The cover story gobbles up 13 pages, with Limbaugh as Number One ($58.7 million) and Glenn Beck as Number Two—while the People-magazine layout obscures the important message that the public agenda is being set not by the public’s needs, nor by open dialogue, but by “pundits” who make millions reinforcing prejudices.

Most of Newsweek’s best-known writers have jumped ship for new careers at The Huffington Post, Time and television shows. Its editor, Jon Meacham, a religious and political historian, published his last introductory column on Sept. 6.

One strong voice remains. Jonathan Alter warns that we have “returned to the bad old days when powerful interests could buy politicians without any way to trace it…. Bag-men operate in the dark, which is where the rest of us will be if we do not bring democracy out of the shadows.”

Owls Under Siege

Species extinction is becoming a household phrase, and among birds a prime example once again is the northern spotted owl. Old-growth habitats are essential for its nesting sites in tree hollows. Huge swaths of old forest continue to be lost to the voracious logging industry.
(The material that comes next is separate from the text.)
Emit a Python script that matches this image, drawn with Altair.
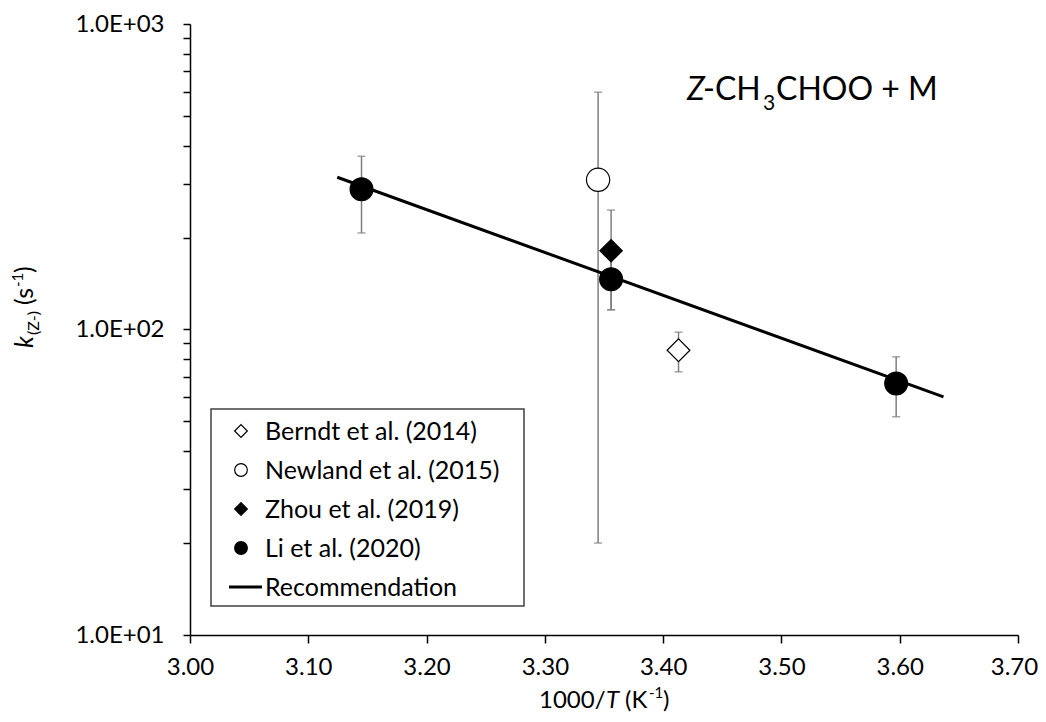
import altair as alt
import pandas as pd

FONT = "Lato"

# ---- data ----
berndt_x = [3.413]
berndt_k = [85.5]
berndt_lo = [72.7]
berndt_hi = [98.0]

newland_x = [3.345]
newland_k = [309.0]
newland_lo = [20.0]
newland_hi = [598.0]

zhou_x = [3.356]
zhou_k = [181.0]
zhou_lo = [116.0]
zhou_hi = [246.0]

li_x = [3.145, 3.356, 3.597]
li_k = [288.0, 146.0, 66.6]
li_lo = [207.0, 116.0, 51.8]
li_hi = [369.0, 178.0, 81.4]

rec_x = [3.1245, 3.637]
rec_k = [315.0, 60.2]

x_ticks = [3.0, 3.1, 3.2, 3.3, 3.4, 3.5, 3.6, 3.7]
y_ticks = [10, 20, 30, 40, 50, 60, 70, 80, 90, 100, 200, 300, 400, 500, 600, 700, 800, 900, 1000]

legend_labels = ["Berndt et al. (2014)", "Newland et al. (2015)", "Zhou et al. (2019)",
                 "Li et al. (2020)", "Recommendation"]

# ---- tables ----
def frame(name, xs, ks, lo, hi):
    return pd.DataFrame({"series": name, "x": xs, "k": ks, "lo": lo, "hi": hi})

berndt = frame("Berndt", berndt_x, berndt_k, berndt_lo, berndt_hi)
newland = frame("Newland", newland_x, newland_k, newland_lo, newland_hi)
zhou = frame("Zhou", zhou_x, zhou_k, zhou_lo, zhou_hi)
li = frame("Li", li_x, li_k, li_lo, li_hi)
pts = pd.concat([berndt, newland, zhou, li], ignore_index=True)
rec = pd.DataFrame({"x": rec_x, "k": rec_k})

W, H = 828, 611
OX, OY = 190, 24  # page position of the plot origin

xscale = alt.Scale(domain=[3.0, 3.7], nice=False, zero=False)
yscale = alt.Scale(type="log", domain=[10, 1000], nice=False)

x_axis = alt.Axis(values=x_ticks, format=".2f", title=None, grid=False,
                  domainColor="black", domainWidth=1.5, tickColor="black", tickWidth=1.5,
                  tickSize=8, labelFontSize=24, labelFont=FONT, labelColor="black",
                  labelPadding=12, labelFlush=False,
                  labelOffset={"condition": {"test": "datum.value > 3.69", "value": -4}, "value": 0})
y_axis = alt.Axis(values=y_ticks, title=None, grid=False,
                  labelExpr="(abs(log(datum.value)/LN10 - round(log(datum.value)/LN10)) < 1e-6) ? '1.0E+0' + round(log(datum.value)/LN10) : ''",
                  domainColor="black", domainWidth=1.5, tickColor="black", tickWidth=1.5,
                  tickSize=7, labelFontSize=24, labelFont=FONT, labelColor="black",
                  labelPadding=19, labelFlush=False)

X = alt.X("x:Q", scale=xscale, axis=x_axis)
Y = alt.Y("k:Q", scale=yscale, axis=y_axis)

ERR = "#7f7f7f"
bars = alt.Chart(pts).mark_rule(color=ERR, strokeWidth=1.5).encode(
    x=alt.X("x:Q", scale=xscale), y=alt.Y("lo:Q", scale=yscale), y2="hi:Q")
cap_lo = alt.Chart(pts).mark_tick(color=ERR, orient="horizontal", size=8, thickness=1.5).encode(
    x=alt.X("x:Q", scale=xscale), y=alt.Y("lo:Q", scale=yscale))
cap_hi = alt.Chart(pts).mark_tick(color=ERR, orient="horizontal", size=8, thickness=1.5).encode(
    x=alt.X("x:Q", scale=xscale), y=alt.Y("hi:Q", scale=yscale))

line = alt.Chart(rec).mark_line(color="black", strokeWidth=3).encode(x=X, y=Y)

def pt(df, shape, filled, size):
    return alt.Chart(df).mark_point(shape=shape, filled=True, size=size,
                                    fill="black" if filled else "white",
                                    stroke="black", strokeWidth=1.2, opacity=1).encode(
        x=alt.X("x:Q", scale=xscale), y=alt.Y("k:Q", scale=yscale))

p_berndt = pt(berndt, "diamond", False, 520)
p_newland = pt(newland, "circle", False, 540)
p_zhou = pt(zhou, "diamond", True, 500)
p_li = pt(li, "circle", True, 520)

one = pd.DataFrame({"a": [0]})

def txt(s, px, py, size, italic=False, angle=0, align="left", baseline="alphabetic"):
    kw = dict(text=s, font=FONT, fontSize=size, color="black", align=align, baseline=baseline)
    if italic:
        kw["fontStyle"] = "italic"
    if angle:
        kw["angle"] = angle
    return alt.Chart(one).mark_text(**kw).encode(x=alt.value(px - OX), y=alt.value(py - OY))

# legend box
leg_box = alt.Chart(one).mark_rect(fill="white", stroke="#404040", strokeWidth=1.5).encode(
    x=alt.value(211 - OX), x2=alt.value(524 - OX), y=alt.value(409 - OY), y2=alt.value(606 - OY))

legend_layers = [leg_box]
styles = [("diamond", False), ("circle", False), ("diamond", True), ("circle", True), (None, None)]
for i, (lab, (shape, filled)) in enumerate(zip(legend_labels, styles)):
    cy = 431 + i * 39
    if shape is None:
        legend_layers.append(alt.Chart(one).mark_rule(color="black", strokeWidth=3).encode(
            x=alt.value(229 - OX), x2=alt.value(262 - OX), y=alt.value(cy - OY)))
    else:
        legend_layers.append(alt.Chart(one).mark_point(
            shape=shape, filled=True, size=160,
            fill="black" if filled else "white", stroke="black", strokeWidth=1.2, opacity=1).encode(
            x=alt.value(241 - OX), y=alt.value(cy - OY)))
    legend_layers.append(txt(lab, 265, cy + 1, 25, baseline="middle"))

# annotation Z-CH3CHOO + M
ann = [
    txt("Z", 687, 100, 32, italic=True),
    txt("-CH", 703, 100, 32),
    txt("3", 763, 110, 21),
    txt("CHOO + M", 776, 100, 32),
]

# x title: 1000/T (K-1)
xt = [
    txt("1000/", 539, 708, 24),
    txt("T", 606, 708, 24, italic=True),
    txt("(K", 625, 708, 24),
    txt("-1", 649, 698, 15),
    txt(")", 663, 708, 24),
]

# y title: k(Z-) (s-1), rotated
yt = [
    txt("k", 33, 348, 25, italic=True, angle=270),
    txt("(Z-)", 39, 335, 16, angle=270),
    txt("(s", 33, 305, 25, angle=270),
    txt("-1", 23, 287, 15, angle=270),
    txt(")", 33, 273, 25, angle=270),
]

chart = alt.layer(bars, cap_lo, cap_hi, line, p_berndt, p_newland, p_zhou, p_li,
                  *legend_layers, *ann, *xt, *yt).properties(
    width=W, height=H,
    autosize=alt.AutoSizeParams(type="none"),
    padding={"left": OX - 8, "top": OY - 8, "right": 20, "bottom": 80},
    background="white",
).configure_view(stroke=None)

chart.save("out.html", embed_options={"renderer": "svg", "actions": False})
The fibrous, grainy structure of the old growth wood makes it desirable to logging interests. The result has been a standoff between them and conservationists.

The spotted owl is listed as a threatened species under the Endangered Species Act, which requires the federal government to identify the kinds of habitat endangered species need and to help protect both the animals and their habitats. In 1990 the bird was officially listed as threatened. But Bush-era changes that favored business interests weakened needed protections, creating bureaucratic obstacles that limited the number of species protected under the act.

On Sept. 1, 2010, a U.S. district court judge ruled that the U.S. Fish and Wildlife Service must revise a recovery plan for the owls within nine months. Such protection is needed now more than ever.